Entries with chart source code
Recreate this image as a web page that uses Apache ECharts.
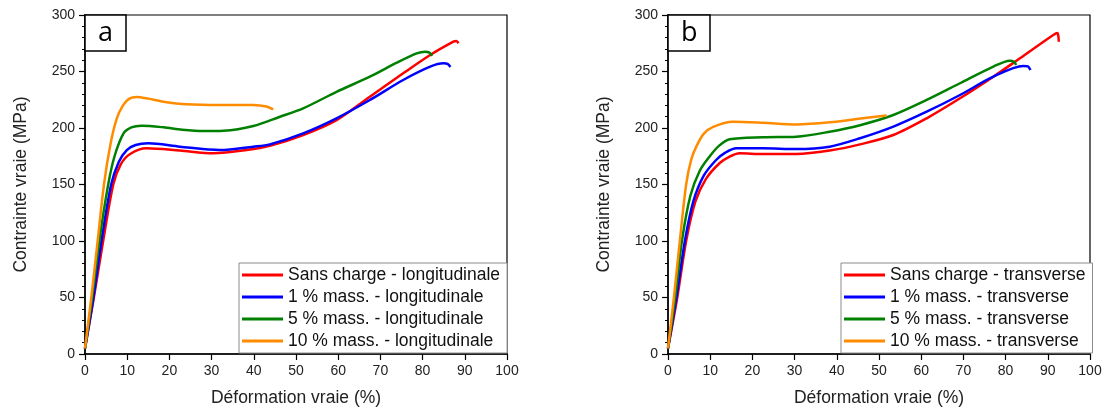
<!DOCTYPE html>
<html>
<head>
<meta charset="utf-8">
<script src="https://cdn.jsdelivr.net/npm/echarts@6/dist/echarts.min.js"></script>
<style>
html,body{margin:0;padding:0;background:#fff;}
#c{width:1105px;height:412px;}
</style>
</head>
<body>
<div id="c"></div>
<script>
// ---- Data (strain %, true stress MPa) ----
const namesA = ['Sans charge - longitudinale', '1 % mass. - longitudinale', '5 % mass. - longitudinale', '10 % mass. - longitudinale'];
const namesB = ['Sans charge - transverse', '1 % mass. - transverse', '5 % mass. - transverse', '10 % mass. - transverse'];
const xTicks = [0, 10, 20, 30, 40, 50, 60, 70, 80, 90, 100];
const yTicks = [0, 50, 100, 150, 200, 250, 300];

const aSans = [[0,5],[2.1,50],[4.3,100],[6.7,150],[8.5,168],[10.7,177],[14.6,182],[22.5,180],[30.4,177.6],[38.3,180.5],[44,184.5],[51.7,193.8],[59.6,207],[67.5,227.7],[75.4,248.4],[81.8,264.6],[87.3,276.4],[88,277],[88.5,275]];
const a1 = [[0,5],[2,50],[3.9,100],[6.2,150],[8,170],[9.9,180.5],[12,185],[15,186.4],[22.5,183.5],[32,180.5],[39.9,183.5],[43.8,185.5],[51.7,195.3],[59.6,208.6],[67.5,224.8],[75.4,242.5],[81.8,254.3],[85,257.2],[86,256.5],[86.6,254]];
const a5 = [[0,5],[1.7,50],[3.4,100],[5.5,150],[7,175],[9.1,195],[11,200.5],[13.4,202],[18.6,200.6],[23,198.5],[28,197.3],[32.8,197.6],[39.9,201.8],[46.2,210],[51.7,217.4],[59.6,232],[67.5,245.4],[73.9,257.8],[78.6,266],[80.6,267.5],[81.5,267],[82.3,264]];
const a10 = [[0,5],[1.5,50],[3,100],[4.5,150],[6,185],[7.5,208],[9,220],[10.5,226],[12.2,227.5],[15,226],[18.6,223.3],[24.1,221],[32,220.3],[39.9,220.4],[43,219],[44.6,216.5]];

const bSans = [[0,5],[2.2,50],[4.3,100],[6.5,135],[9,155],[12.2,168.8],[14.5,174.5],[17,177.6],[22.5,177],[30.4,177],[38.3,180],[45.5,185.5],[53.4,193.8],[61.3,208.6],[69.2,226.3],[77.1,245.4],[83.4,261.7],[91.3,282.3],[92.3,284],[92.6,276.4]];
const b1 = [[0,5],[2,50],[4,100],[6,135],[8.5,158],[11.4,171.7],[13.5,178],[16.2,182],[22.5,182],[30.4,181.4],[38.3,183.5],[45.5,190.9],[53.4,201.2],[61.3,214.4],[69.2,229.2],[77.1,245.4],[84.2,254.9],[85.3,254.5],[85.9,251.3]];
const b5 = [[0,5],[1.7,50],[3.3,100],[5.3,140],[7.5,162],[9.9,175],[12,184],[14.6,190],[22.5,191.8],[30.4,192.3],[38.3,196.7],[45.5,202.5],[53.4,211.5],[61.3,224.8],[69.2,239.6],[77.1,254.3],[81,259.6],[82,258.5],[82.5,255.8]];
const b10 = [[0,5],[1.4,50],[2.8,100],[4.3,150],[5.5,172],[6.7,183.5],[8.5,195],[10.7,201],[15.4,205.6],[22.5,204.7],[30.4,203.2],[38.3,205],[46.2,208.6],[51.8,211]];

const colors = ['#ff0000', '#0000ff', '#008000', '#ff8c00'];
const font = 'Liberation Sans, Arial, sans-serif';

function xAxisDef(gi) {
  return {
    type: 'value', gridIndex: gi, min: xTicks[0], max: xTicks[xTicks.length-1], interval: 10,
    name: 'Déformation vraie (%)', nameLocation: 'middle', nameGap: 35,
    nameTextStyle: {fontSize: 17.5, color: '#222', fontFamily: font},
    axisLine: {onZero: false, lineStyle: {color: '#000', width: 1.5}},
    axisTick: {show: true, length: 6, lineStyle: {color: '#000', width: 1.2}},
    axisLabel: {fontSize: 14, color: '#222', fontFamily: font, margin: 10},
    splitLine: {show: false}
  };
}
function yAxisDef(gi) {
  return {
    type: 'value', gridIndex: gi, min: yTicks[0], max: yTicks[yTicks.length-1], interval: 50,
    name: 'Contrainte vraie (MPa)', nameLocation: 'middle', nameGap: 55,
    nameTextStyle: {fontSize: 17.5, color: '#222', fontFamily: font},
    axisLine: {onZero: false, lineStyle: {color: '#000', width: 1.5}},
    axisTick: {show: true, length: 6, lineStyle: {color: '#000', width: 1.2}},
    minorTick: {show: true, splitNumber: 5, length: 3, lineStyle: {color: '#000', width: 1}},
    axisLabel: {fontSize: 14, color: '#222', fontFamily: font, margin: 10},
    splitLine: {show: false}
  };
}
function lineSeries(name, data, gi, color) {
  return {
    type: 'line', name: name, data: data, xAxisIndex: gi, yAxisIndex: gi,
    smooth: 0.3, symbol: 'none', showSymbol: false,
    lineStyle: {color: color, width: 2.5}, itemStyle: {color: color},
    animation: false
  };
}
function legendDef(names, left) {
  return {
    data: names, orient: 'vertical', left: left, top: 263,
    icon: 'rect', itemWidth: 41, itemHeight: 3, itemGap: 4, padding: [3, 7, 3, 3],
    borderColor: '#8c8c8c', borderWidth: 1, backgroundColor: '#fff',
    selectedMode: false,
    textStyle: {fontSize: 17.5, lineHeight: 16, color: '#111', fontFamily: font}
  };
}
function labelDef(txt, left) {
  return {
    text: txt, left: left, top: 15, padding: [4, 13, 4, 13],
    borderColor: '#000', borderWidth: 1.5, backgroundColor: '#fff',
    textStyle: {fontSize: 27, lineHeight: 28, fontWeight: 'normal', color: '#000', fontFamily: 'Open Sans, sans-serif'}
  };
}

const chart = echarts.init(document.getElementById('c'), null, {renderer: 'canvas'});
chart.setOption({
  animation: false,
  backgroundColor: '#fff',
  title: [labelDef('a', 85), labelDef('b', 668)],
  grid: [
    {left: 85, top: 15, width: 422, height: 339, show: true, borderColor: '#000', borderWidth: 1.2, backgroundColor: 'transparent'},
    {left: 668, top: 15, width: 422, height: 339, show: true, borderColor: '#000', borderWidth: 1.2, backgroundColor: 'transparent'}
  ],
  xAxis: [xAxisDef(0), xAxisDef(1)],
  yAxis: [yAxisDef(0), yAxisDef(1)],
  legend: [legendDef(namesA, 239), legendDef(namesB, 841)],
  series: [
    lineSeries(namesA[0], aSans, 0, colors[0]),
    lineSeries(namesA[1], a1, 0, colors[1]),
    lineSeries(namesA[2], a5, 0, colors[2]),
    lineSeries(namesA[3], a10, 0, colors[3]),
    lineSeries(namesB[0], bSans, 1, colors[0]),
    lineSeries(namesB[1], b1, 1, colors[1]),
    lineSeries(namesB[2], b5, 1, colors[2]),
    lineSeries(namesB[3], b10, 1, colors[3])
  ]
});
</script>
</body>
</html>
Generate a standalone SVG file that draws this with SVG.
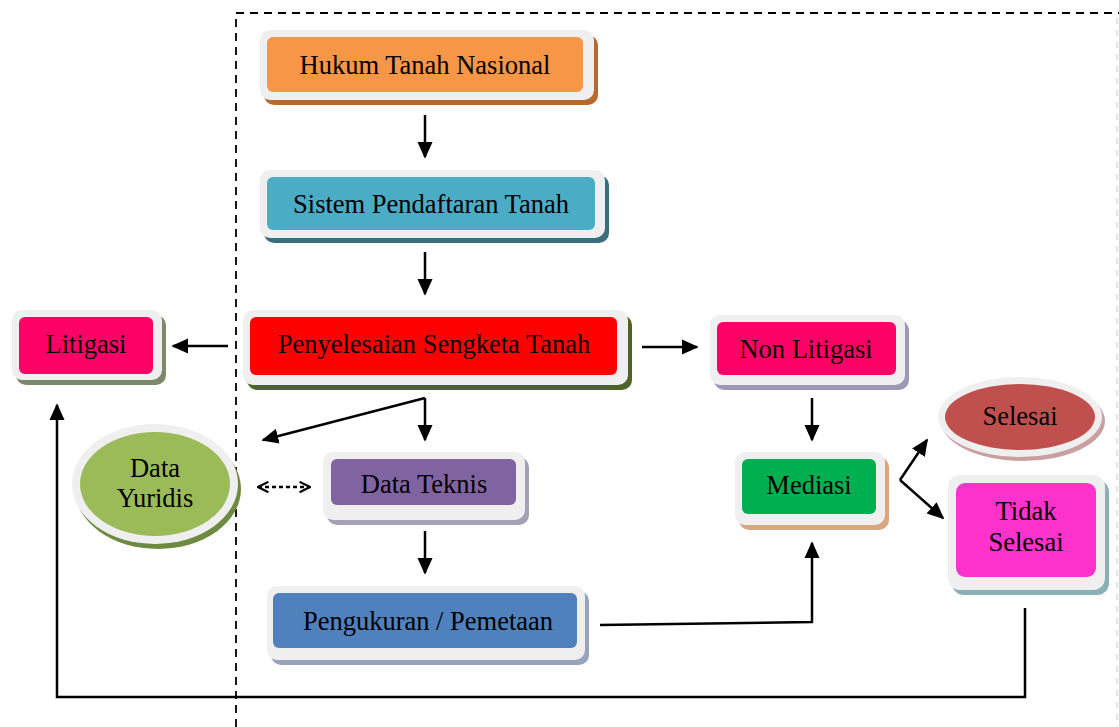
<svg xmlns="http://www.w3.org/2000/svg" width="1119" height="727" viewBox="0 0 1119 727">
<defs>
<style>
text{font-family:"Liberation Serif","Times New Roman",serif;font-size:26.5px;fill:#000;text-anchor:middle}
.frame{fill:#EFEFEF}
.conn{stroke:#000;stroke-width:2.5;fill:none}
.dash{stroke:#000;stroke-width:1.8;fill:none;stroke-dasharray:8,6}
</style>
<marker id="ah" viewBox="0 0 10 10" refX="9" refY="5" markerWidth="17" markerHeight="17" orient="auto" markerUnits="userSpaceOnUse">
<path d="M0,0.5 L10,5 L0,9.5 z" fill="#000"/>
</marker>
<marker id="av" viewBox="0 0 10 10" refX="9" refY="5" markerWidth="13" markerHeight="13" orient="auto-start-reverse" markerUnits="userSpaceOnUse">
<path d="M1,1 L9,5 L1,9" fill="none" stroke="#000" stroke-width="1.6"/>
</marker>
</defs>
<rect width="1119" height="727" fill="#fff"/>
<path class="dash" d="M236,727 V13 H1119"/>
<path d="M1117,18 V727" stroke="#E0E0E0" stroke-width="1.5" stroke-dasharray="6,6" fill="none"/>

<g id="hukum">
<rect x="264" y="35" width="334" height="70" rx="10" fill="#B86A2C"/>
<rect class="frame" x="260" y="30" width="334" height="70" rx="10"/>
<rect x="267" y="37" width="316" height="55" rx="6" fill="#F79646"/>
<text x="425" y="74">Hukum Tanah Nasional</text>
</g>
<g id="sistem">
<rect x="264" y="175" width="345" height="68" rx="10" fill="#3B6E7D"/>
<rect class="frame" x="260" y="170" width="345" height="68" rx="10"/>
<rect x="267" y="177" width="328" height="53" rx="6" fill="#4BACC6"/>
<text x="431" y="213">Sistem Pendaftaran Tanah</text>
</g>
<g id="penyelesaian">
<rect x="247" y="315" width="385" height="75" rx="10" fill="#4F6228"/>
<rect class="frame" x="243" y="310" width="385" height="75" rx="10"/>
<rect x="250" y="317" width="367" height="58" rx="6" fill="#FF0000"/>
<text x="434" y="353">Penyelesaian Sengketa Tanah</text>
</g>
<g id="litigasi">
<rect x="16" y="315" width="150" height="70" rx="10" fill="#7A8A6A"/>
<rect class="frame" x="12" y="310" width="150" height="70" rx="10"/>
<rect x="19" y="317" width="134" height="57" rx="6" fill="#FF0066"/>
<text x="86" y="353">Litigasi</text>
</g>
<g id="nonlitigasi">
<rect x="714" y="320" width="195" height="70" rx="10" fill="#9E98B5"/>
<rect class="frame" x="710" y="315" width="195" height="70" rx="10"/>
<rect x="717" y="322" width="179" height="53" rx="6" fill="#FF0066"/>
<text x="806" y="358">Non Litigasi</text>
</g>
<g id="mediasi">
<rect x="739" y="457" width="150" height="73" rx="10" fill="#D9A77F"/>
<rect class="frame" x="735" y="452" width="150" height="73" rx="10"/>
<rect x="742" y="459" width="134" height="55" rx="6" fill="#00B050"/>
<text x="809" y="494">Mediasi</text>
</g>
<g id="selesai">
<ellipse cx="1023" cy="421" rx="82" ry="40" fill="#C9A0A0"/>
<ellipse class="frame" cx="1020" cy="417" rx="82" ry="40"/>
<ellipse cx="1020" cy="417" rx="75" ry="33" fill="#C0504D"/>
<text x="1020" y="425">Selesai</text>
</g>
<g id="tidakselesai">
<rect x="952" y="480" width="157" height="115" rx="12" fill="#8AAFB5"/>
<rect class="frame" x="948" y="475" width="157" height="115" rx="12"/>
<rect x="956" y="483" width="140" height="94" rx="9" fill="#FF33CC"/>
<text x="1026" y="520">Tidak</text>
<text x="1026" y="551">Selesai</text>
</g>
<g id="datayuridis">
<ellipse cx="158" cy="489" rx="83" ry="60" fill="#6E8A40"/>
<ellipse class="frame" cx="155" cy="484" rx="83" ry="60"/>
<ellipse cx="155" cy="484" rx="75" ry="52" fill="#9BBB59"/>
<text x="155" y="477">Data</text>
<text x="155" y="507">Yuridis</text>
</g>
<g id="datateknis">
<rect x="327" y="457" width="202" height="68" rx="10" fill="#A5A0B5"/>
<rect class="frame" x="323" y="452" width="202" height="68" rx="10"/>
<rect x="331" y="459" width="185" height="46" rx="6" fill="#8064A2"/>
<text x="424" y="493">Data Teknis</text>
</g>
<g id="pengukuran">
<rect x="271" y="591" width="318" height="74" rx="10" fill="#98A3BC"/>
<rect class="frame" x="267" y="586" width="318" height="74" rx="10"/>
<rect x="273" y="593" width="304" height="55" rx="6" fill="#4F81BD"/>
<text x="428" y="630">Pengukuran / Pemetaan</text>
</g>

<g id="connectors">
<path class="conn" d="M425,115 V157" marker-end="url(#ah)"/>
<path class="conn" d="M425,252 V294" marker-end="url(#ah)"/>
<path class="conn" d="M228,346 H173" marker-end="url(#ah)"/>
<path class="conn" d="M642,347 H697" marker-end="url(#ah)"/>
<path class="conn" d="M425,398 V440" marker-end="url(#ah)"/>
<path class="conn" d="M425,398 L263,440" marker-end="url(#ah)"/>
<path class="conn" d="M258,487 H310" stroke-dasharray="4,3" stroke-width="1.8" marker-start="url(#av)" marker-end="url(#av)"/>
<path class="conn" d="M425,531 V573" marker-end="url(#ah)"/>
<path class="conn" d="M812,398 V440" marker-end="url(#ah)"/>
<path class="conn" d="M600,625 L812,622 V543" marker-end="url(#ah)"/>
<path class="conn" d="M900,480 L943,518" marker-end="url(#ah)"/>
<path class="conn" d="M900,480 L927,440" marker-end="url(#ah)"/>
<path class="conn" d="M1025,608 V697 H57 V405" marker-end="url(#ah)"/>
</g>
</svg>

EXERCISE BRIEF: For the material, find the number of lines holding the word "this" and give that figure and nothing more.

TASK OUTPUT: 2